Using Lift to Tune Dynamic Pricing

If lift is very low (near 0%), check whether promotion triggers are set too aggressively (thresholds never reached) or too conservatively (shifted too late in the run to affect many tickets). If lift is high and ⚑ flags appear on the promoted buckets, consider whether your allocation limits are leaving revenue on the table.


Price Buckets Explained

Buckets are determined automatically from the production's ticket class configuration. There are four bucket types, applied in order of precedence:

Bucket type Symbol Criteria
Dynamic Ticket class appears in any promotion link (as source or destination) in any allocation for this production. All transitively connected classes share one bucket.
Singleton (none) Ticket class has no promotion links in any allocation. Each class is its own bucket.
No Revenue (none) Non-complimentary class with a configured price of $0 or less and no promotion links. All such classes are collapsed into one bucket.
Comp (none) Ticket class is flagged complimentary. All comp classes share one bucket, always shown last.

When a class participates in promotion links in some performances but appears alone in others, it is always treated as dynamic (the presence of any promotion link takes precedence).

Revenue is net of ticketing fees

All gross revenue figures have ticketing fees (per-ticket facility fees configured on each ticket class) deducted. The figures represent net revenue to the production, not the total amount charged to patrons.

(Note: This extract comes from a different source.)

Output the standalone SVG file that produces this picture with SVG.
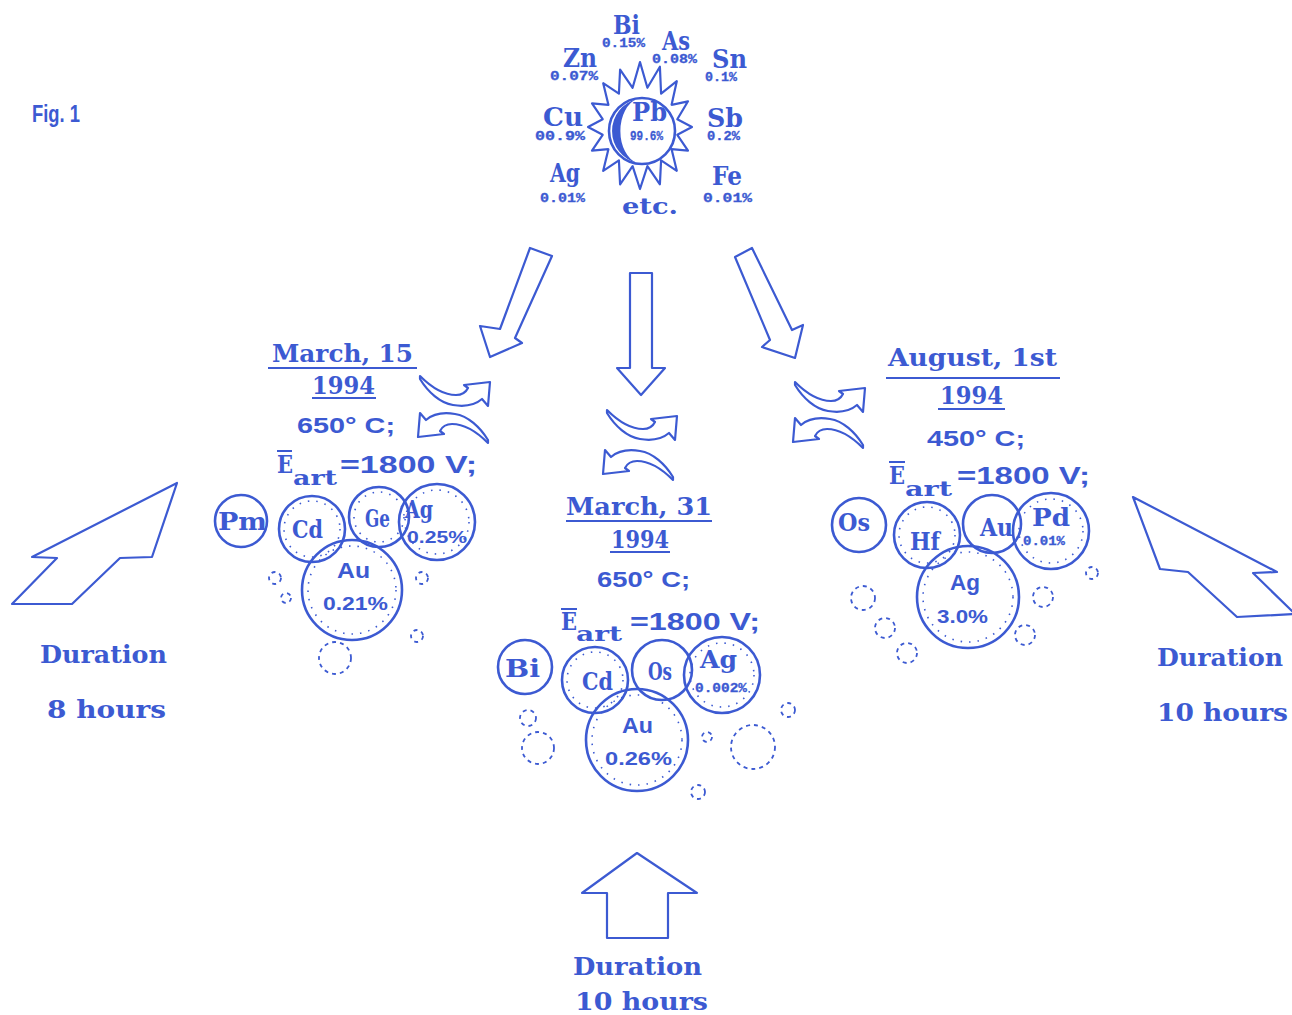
<svg xmlns="http://www.w3.org/2000/svg" width="1292" height="1015" viewBox="0 0 1292 1015">
<style>
.ln{fill:none;stroke:#3c5ad2;stroke-width:2.2;stroke-linejoin:round}
.ul{stroke:#3c5ad2;stroke-width:2}
.c{fill:none;stroke:#3c5ad2;stroke-width:2.6}
.st{fill:none;stroke:#3c5ad2;stroke-width:1.6;stroke-dasharray:1.5 7}
.d{fill:none;stroke:#3c5ad2;stroke-width:1.8;stroke-dasharray:4 4}
.m{font-family:"DejaVu Serif","Liberation Serif",serif;font-weight:bold;fill:#3c5ad2}
.t{font-family:"Liberation Mono","DejaVu Sans Mono",monospace;font-weight:bold;fill:#3c5ad2;stroke:#3c5ad2;stroke-width:0.3}
.s{font-family:"Liberation Sans",Arial,sans-serif;font-weight:bold;fill:#3c5ad2}
.big{font-size:26px}
.sm{font-size:12px}
.lab{font-size:24px}
.dur{font-size:25px}
</style>
<defs>
<path id="swap" class="ln" d="M0,0 C12,12 24,19 36,19 C42,19 46,16 48,12 L44,9 L70,6 L68,30 L62,23 C55,29 45,31 33,29 C20,27 8,16 0,3 Z"/>
</defs>
<rect width="1292" height="1015" fill="#ffffff"/>

<text class="s" x="32" y="122" font-size="24" textLength="48" lengthAdjust="spacingAndGlyphs">Fig. 1</text>

<g id="source">
<polygon class="ln" points="640,62 647.4,87.8 659.9,66.7 661.1,93.7 676.8,81.2 671.6,104.8 688,101.3 677.3,119.2 692,127 677.3,134.8 688,150.7 671.6,149.2 676.8,170.8 661.1,160.3 659.9,184.3 647.4,166.2 640,189 632.6,166.2 620.1,184.3 618.9,160.3 603.2,170.8 608.4,149.2 592,150.7 602.7,134.8 588,127 602.7,119.2 592,103.3 608.4,104.8 603.2,83.2 618.9,93.7 620.1,69.7 632.6,87.8"/>
<circle class="c" cx="642" cy="131" r="33" fill="#ffffff"/>
<path d="M637,99 A33,33 0 0 0 637,163 A22,33 0 0 1 637,99 Z" fill="#3c5ad2"/>
<text class="m big" x="632" y="121" textLength="35" lengthAdjust="spacingAndGlyphs">Pb</text>
<text class="t sm" x="630" y="140" font-size="11" textLength="33" lengthAdjust="spacingAndGlyphs">99.6%</text>
<text class="m big" x="613" y="34" textLength="27" lengthAdjust="spacingAndGlyphs">Bi</text>
<text class="t sm" x="602" y="47" textLength="43" lengthAdjust="spacingAndGlyphs">0.15%</text>
<text class="m big" x="662" y="50" textLength="28" lengthAdjust="spacingAndGlyphs">As</text>
<text class="t sm" x="652" y="63" textLength="45" lengthAdjust="spacingAndGlyphs">0.08%</text>
<text class="m big" x="563" y="67" textLength="34" lengthAdjust="spacingAndGlyphs">Zn</text>
<text class="t sm" x="550" y="80" textLength="48" lengthAdjust="spacingAndGlyphs">0.07%</text>
<text class="m big" x="712" y="68" textLength="35" lengthAdjust="spacingAndGlyphs">Sn</text>
<text class="t sm" x="705" y="81" textLength="32" lengthAdjust="spacingAndGlyphs">0.1%</text>
<text class="m big" x="543" y="126" textLength="40" lengthAdjust="spacingAndGlyphs">Cu</text>
<text class="t sm" x="535" y="140" textLength="50" lengthAdjust="spacingAndGlyphs">00.9%</text>
<text class="m big" x="707" y="127" textLength="36" lengthAdjust="spacingAndGlyphs">Sb</text>
<text class="t sm" x="707" y="140" textLength="33" lengthAdjust="spacingAndGlyphs">0.2%</text>
<text class="m big" x="550" y="182" textLength="30" lengthAdjust="spacingAndGlyphs">Ag</text>
<text class="t sm" x="540" y="202" textLength="45" lengthAdjust="spacingAndGlyphs">0.01%</text>
<text class="m big" x="712" y="185" textLength="30" lengthAdjust="spacingAndGlyphs">Fe</text>
<text class="t sm" x="703" y="202" textLength="49" lengthAdjust="spacingAndGlyphs">0.01%</text>
<text class="m" x="622" y="214" font-size="22" font-weight="normal" textLength="56" lengthAdjust="spacingAndGlyphs">etc.</text>
</g>

<g id="connectors">
<polygon class="ln" points="530,248 552,256 515,338 522,343 490,357 480,326 500,329"/>
<polygon class="ln" points="630,273 652,273 652,368 665,368 641,395 617,368 630,368"/>
<polygon class="ln" points="735,257 752,248 792,330 803,325 795,358 762,347 770,340"/>
<use href="#swap" transform="translate(420,376)"/>
<use href="#swap" transform="translate(488,443) rotate(180)"/>
<use href="#swap" transform="translate(607,410)"/>
<use href="#swap" transform="translate(673,480) rotate(180)"/>
<use href="#swap" transform="translate(795,382)"/>
<use href="#swap" transform="translate(863,448) rotate(180)"/>
<polygon class="ln" points="177,483 152,557 120,558 72,604 12,604 57,558 32,557"/>
<polygon class="ln" points="1133,497 1277,572 1253,573 1295,614 1237,617 1188,572 1160,569"/>
<polygon class="ln" points="637,853 697,893 668,893 668,938 607,938 607,893 582,893"/>
</g>

<g id="run-march15">
<text class="m lab" x="272" y="362" textLength="141" lengthAdjust="spacingAndGlyphs">March, 15</text>
<line class="ul" x1="268" y1="368" x2="417" y2="368"/>
<text class="m lab" x="312" y="394" textLength="63" lengthAdjust="spacingAndGlyphs">1994</text>
<line class="ul" x1="312" y1="398" x2="376" y2="398"/>
<text class="s" x="297" y="433" font-size="22" textLength="98" lengthAdjust="spacingAndGlyphs">650° C;</text>
<text class="m lab" x="277" y="473" textLength="16" lengthAdjust="spacingAndGlyphs">E</text>
<line class="ul" x1="277" y1="451" x2="292" y2="451"/>
<text class="m" x="293" y="485" font-size="21" textLength="44" lengthAdjust="spacingAndGlyphs">art</text>
<text class="s" x="340" y="473" font-size="23" textLength="137" lengthAdjust="spacingAndGlyphs">=1800  V;</text>
<circle class="c" cx="241" cy="521" r="26"/>
<circle class="c" cx="312" cy="529" r="33"/>
<circle class="st" cx="312" cy="529" r="28"/>
<circle class="c" cx="379" cy="517" r="30"/>
<circle class="st" cx="379" cy="517" r="25"/>
<circle class="c" cx="437" cy="522" r="38"/>
<circle class="st" cx="437" cy="522" r="32"/>
<circle class="c" cx="352" cy="590" r="50"/>
<circle class="st" cx="352" cy="590" r="44"/>
<circle class="d" cx="275" cy="578" r="6"/>
<circle class="d" cx="286" cy="598" r="5"/>
<circle class="d" cx="422" cy="578" r="6"/>
<circle class="d" cx="417" cy="636" r="6"/>
<circle class="d" cx="335" cy="658" r="16"/>
<text class="m lab" x="218" y="530" textLength="49" lengthAdjust="spacingAndGlyphs">Pm</text>
<text class="m lab" x="292" y="538" textLength="31" lengthAdjust="spacingAndGlyphs">Cd</text>
<text class="m lab" x="365" y="527" textLength="25" lengthAdjust="spacingAndGlyphs">Ge</text>
<text class="m lab" x="405" y="518" textLength="28" lengthAdjust="spacingAndGlyphs">Ag</text>
<text class="s" x="407" y="543" font-size="17" textLength="60" lengthAdjust="spacingAndGlyphs">0.25%</text>
<text class="s" x="337" y="578" font-size="22" textLength="33" lengthAdjust="spacingAndGlyphs">Au</text>
<text class="s" x="323" y="610" font-size="18" textLength="65" lengthAdjust="spacingAndGlyphs">0.21%</text>
</g>

<g id="run-march31">
<text class="m lab" x="566" y="515" textLength="146" lengthAdjust="spacingAndGlyphs">March, 31</text>
<line class="ul" x1="566" y1="521" x2="712" y2="521"/>
<text class="m lab" x="611" y="548" textLength="58" lengthAdjust="spacingAndGlyphs">1994</text>
<line class="ul" x1="610" y1="552" x2="670" y2="552"/>
<text class="s" x="597" y="587" font-size="22" textLength="93" lengthAdjust="spacingAndGlyphs">650° C;</text>
<text class="m lab" x="561" y="630" textLength="16" lengthAdjust="spacingAndGlyphs">E</text>
<line class="ul" x1="561" y1="609" x2="577" y2="609"/>
<text class="m" x="576" y="641" font-size="21" textLength="46" lengthAdjust="spacingAndGlyphs">art</text>
<text class="s" x="630" y="630" font-size="23" textLength="130" lengthAdjust="spacingAndGlyphs">=1800  V;</text>
<circle class="c" cx="525" cy="667" r="27"/>
<circle class="c" cx="595" cy="680" r="33"/>
<circle class="st" cx="595" cy="680" r="28"/>
<circle class="c" cx="662" cy="670" r="30"/>
<circle class="c" cx="722" cy="675" r="38"/>
<circle class="st" cx="722" cy="675" r="32"/>
<circle class="c" cx="637" cy="740" r="51"/>
<circle class="st" cx="637" cy="740" r="45"/>
<circle class="d" cx="528" cy="718" r="8"/>
<circle class="d" cx="538" cy="748" r="16"/>
<circle class="d" cx="707" cy="737" r="5"/>
<circle class="d" cx="788" cy="710" r="7"/>
<circle class="d" cx="753" cy="747" r="22"/>
<circle class="d" cx="698" cy="792" r="7"/>
<text class="m lab" x="505" y="677" textLength="35" lengthAdjust="spacingAndGlyphs">Bi</text>
<text class="m lab" x="582" y="690" textLength="31" lengthAdjust="spacingAndGlyphs">Cd</text>
<text class="m lab" x="648" y="680" textLength="24" lengthAdjust="spacingAndGlyphs">Os</text>
<text class="m lab" x="700" y="668" textLength="37" lengthAdjust="spacingAndGlyphs">Ag</text>
<text class="t sm" x="695" y="692" textLength="52" lengthAdjust="spacingAndGlyphs">0.002%</text>
<text class="s" x="622" y="733" font-size="22" textLength="31" lengthAdjust="spacingAndGlyphs">Au</text>
<text class="s" x="605" y="765" font-size="19" textLength="67" lengthAdjust="spacingAndGlyphs">0.26%</text>
</g>

<g id="run-august1">
<text class="m lab" x="888" y="366" textLength="169" lengthAdjust="spacingAndGlyphs">August, 1st</text>
<line class="ul" x1="886" y1="378" x2="1060" y2="378"/>
<text class="m lab" x="940" y="404" textLength="63" lengthAdjust="spacingAndGlyphs">1994</text>
<line class="ul" x1="938" y1="409" x2="1005" y2="409"/>
<text class="s" x="927" y="446" font-size="22" textLength="98" lengthAdjust="spacingAndGlyphs">450° C;</text>
<text class="m lab" x="889" y="484" textLength="16" lengthAdjust="spacingAndGlyphs">E</text>
<line class="ul" x1="889" y1="462" x2="905" y2="462"/>
<text class="m" x="905" y="496" font-size="21" textLength="47" lengthAdjust="spacingAndGlyphs">art</text>
<text class="s" x="957" y="484" font-size="23" textLength="133" lengthAdjust="spacingAndGlyphs">=1800  V;</text>
<circle class="c" cx="859" cy="525" r="27"/>
<circle class="c" cx="927" cy="535" r="33"/>
<circle class="st" cx="927" cy="535" r="28"/>
<circle class="c" cx="992" cy="524" r="29"/>
<circle class="c" cx="1051" cy="531" r="38"/>
<circle class="st" cx="1051" cy="531" r="32"/>
<circle class="c" cx="968" cy="597" r="51"/>
<circle class="st" cx="968" cy="597" r="45"/>
<circle class="d" cx="863" cy="598" r="12"/>
<circle class="d" cx="885" cy="628" r="10"/>
<circle class="d" cx="907" cy="653" r="10"/>
<circle class="d" cx="1043" cy="597" r="10"/>
<circle class="d" cx="1025" cy="635" r="10"/>
<circle class="d" cx="1092" cy="573" r="6"/>
<text class="m lab" x="838" y="531" textLength="32" lengthAdjust="spacingAndGlyphs">Os</text>
<text class="m lab" x="910" y="550" textLength="30" lengthAdjust="spacingAndGlyphs">Hf</text>
<text class="m lab" x="980" y="536" textLength="33" lengthAdjust="spacingAndGlyphs">Au</text>
<text class="m lab" x="1032" y="526" textLength="38" lengthAdjust="spacingAndGlyphs">Pd</text>
<text class="t sm" x="1023" y="545" textLength="42" lengthAdjust="spacingAndGlyphs">0.01%</text>
<text class="s" x="950" y="590" font-size="22" textLength="30" lengthAdjust="spacingAndGlyphs">Ag</text>
<text class="s" x="937" y="623" font-size="18" textLength="51" lengthAdjust="spacingAndGlyphs">3.0%</text>
</g>

<g id="duration-left">
<text class="m dur" x="40" y="663" textLength="127" lengthAdjust="spacingAndGlyphs">Duration</text>
<text class="m dur" x="47" y="718" textLength="119" lengthAdjust="spacingAndGlyphs">8 hours</text>
</g>
<g id="duration-right">
<text class="m dur" x="1157" y="666" textLength="126" lengthAdjust="spacingAndGlyphs">Duration</text>
<text class="m dur" x="1157" y="721" textLength="131" lengthAdjust="spacingAndGlyphs">10 hours</text>
</g>
<g id="duration-bottom">
<text class="m dur" x="573" y="975" textLength="129" lengthAdjust="spacingAndGlyphs">Duration</text>
<text class="m dur" x="575" y="1010" textLength="133" lengthAdjust="spacingAndGlyphs">10 hours</text>
</g>
</svg>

Revenue includes royalty-priced tickets

Some ticket classes have a list price of $0 but a non-zero royalty amount. These tickets contribute revenue at the royalty amount for bucket assignment and gross revenue calculation.

Refunded tickets excluded

Revenue figures reflect the final settled state of all orders. Tickets from refunded or canceled orders are not counted. Exchange orders are counted in the replacement ticket's bucket.